Nothing left but Brando, Malden and a fugitive KAL ticket,
when they say no more Tennessee soda pop
the leaves on the peninsula melt red in the coming cold,
we’ve swapped maps on the in-flight distance demonstrator
and this land, my memories of you,
close like the year in the days after Christmas.

This seems to update Oscar Wilde’s aphorism from The Picture of Dorian Gray “Art is not the reflection of life, but the reflection of the spectator.”

Liam Ferney seems to be wrapping himself in everything that’s western, pointing to the distance between himself and a foreign culture he can’t truly participate in, but only observe – the poems as a shroud of consciousness necessary to assert one’s existence in a crowded foreign place, that allow one to write an identity, and these poems certainly achieve that distinction.

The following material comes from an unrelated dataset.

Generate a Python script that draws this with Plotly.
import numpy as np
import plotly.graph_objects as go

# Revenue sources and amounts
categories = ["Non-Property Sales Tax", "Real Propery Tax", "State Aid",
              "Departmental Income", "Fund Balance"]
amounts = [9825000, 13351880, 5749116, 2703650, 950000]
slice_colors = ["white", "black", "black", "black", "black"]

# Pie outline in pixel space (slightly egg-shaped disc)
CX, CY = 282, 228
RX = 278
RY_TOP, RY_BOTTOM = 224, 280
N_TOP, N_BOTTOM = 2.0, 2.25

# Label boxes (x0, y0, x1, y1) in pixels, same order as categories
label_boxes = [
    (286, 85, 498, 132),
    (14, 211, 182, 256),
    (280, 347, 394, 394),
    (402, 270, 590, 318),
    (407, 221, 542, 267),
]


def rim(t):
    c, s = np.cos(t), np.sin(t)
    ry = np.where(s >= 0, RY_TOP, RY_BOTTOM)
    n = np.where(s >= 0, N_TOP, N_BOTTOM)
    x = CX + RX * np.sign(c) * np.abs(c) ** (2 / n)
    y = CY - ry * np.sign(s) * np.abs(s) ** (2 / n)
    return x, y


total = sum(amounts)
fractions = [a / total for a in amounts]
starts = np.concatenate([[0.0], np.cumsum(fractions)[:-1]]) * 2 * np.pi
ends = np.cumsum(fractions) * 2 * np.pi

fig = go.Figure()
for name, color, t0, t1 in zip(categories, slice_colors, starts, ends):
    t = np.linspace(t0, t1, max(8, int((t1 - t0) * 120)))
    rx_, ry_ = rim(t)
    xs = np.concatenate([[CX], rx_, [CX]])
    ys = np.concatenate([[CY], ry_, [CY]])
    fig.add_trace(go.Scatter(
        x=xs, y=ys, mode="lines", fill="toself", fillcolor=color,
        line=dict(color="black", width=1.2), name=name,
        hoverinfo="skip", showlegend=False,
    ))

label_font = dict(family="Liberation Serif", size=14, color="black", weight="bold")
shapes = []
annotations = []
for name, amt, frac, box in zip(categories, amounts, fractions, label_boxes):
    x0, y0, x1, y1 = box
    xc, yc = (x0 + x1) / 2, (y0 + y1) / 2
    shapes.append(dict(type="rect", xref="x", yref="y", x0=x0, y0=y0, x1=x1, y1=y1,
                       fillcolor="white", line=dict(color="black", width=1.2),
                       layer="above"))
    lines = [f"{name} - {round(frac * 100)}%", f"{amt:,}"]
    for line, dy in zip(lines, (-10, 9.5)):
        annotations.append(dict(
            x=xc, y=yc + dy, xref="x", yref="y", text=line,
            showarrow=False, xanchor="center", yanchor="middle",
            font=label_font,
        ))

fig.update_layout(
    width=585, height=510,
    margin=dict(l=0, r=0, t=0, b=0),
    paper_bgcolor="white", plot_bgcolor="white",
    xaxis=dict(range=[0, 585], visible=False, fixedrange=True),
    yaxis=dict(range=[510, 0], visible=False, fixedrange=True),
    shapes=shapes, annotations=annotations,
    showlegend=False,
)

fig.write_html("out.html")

Art/poetry becomes a weirdly permeable chain-mail – or even a cyclone fence – where identity forms against the alienation of the foreigner.

– Gig Ryan


Gig Ryan is Poetry Editor at The Age newspaper (Melbourne) and a freelance reviewer. She has published numerous books including New and Selected Poems (Giramondo, Australia, 2011); Selected Poems (Bloodaxe, UK, 2012); songs with Disband, Six Goodbyes (1988), and Driving Past, Real Estate (1999), Travel (2006).